Two days later Ian and Fatine, who was born Mohammed Fazdil Bin Min Bahari, met at a bar - and kissed at the end of the night.
Ian says: "It just felt right. My first impression in the coffee shop was that Fatine was a woman.
"If she happened to have male sex organs then that was some sort of birth defect. I never thought of her as a man."
Ian says: "Being a straight man I did have a few concerns about the way I was feeling.
"I wondered if it meant I was gay and I was scared what had happened wasn't right, but I couldn't ignore how I felt."
Fatine, who has taken female hormones since the age of 17, does not want gender reassignment surgery because of the risks involved and because she is happy with her body as it is.
"I began to understand that Fatine and her friends were not a freak show but ordinary people like you or me who just happened to have been born into the wrong body."

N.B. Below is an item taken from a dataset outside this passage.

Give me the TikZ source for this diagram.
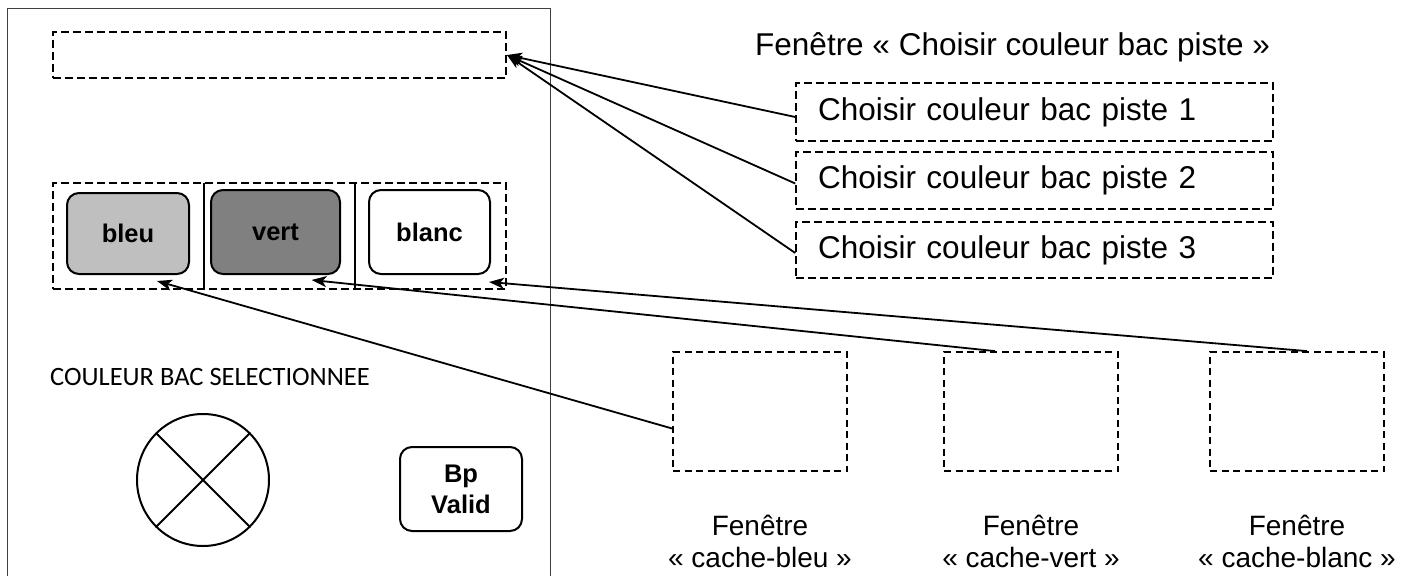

When Ian's contract finished five months later he returned to Derby, but he and Fatine realised they both felt strongly about each other. Ian arranged to return to Kuala Lumpur to work, but not before telling all to his mum Patricia.
On his second visit, in October 2007, Ian and Fatine felt ready for a physical relationship.
Ian says:
"I was scared about what would happen if sex didn't work. I needn't have worried and it only helped bring us closer. If you love someone, you accept their body no matter how it is."
"I started feeling incredibly proud to have Fatine on my arm."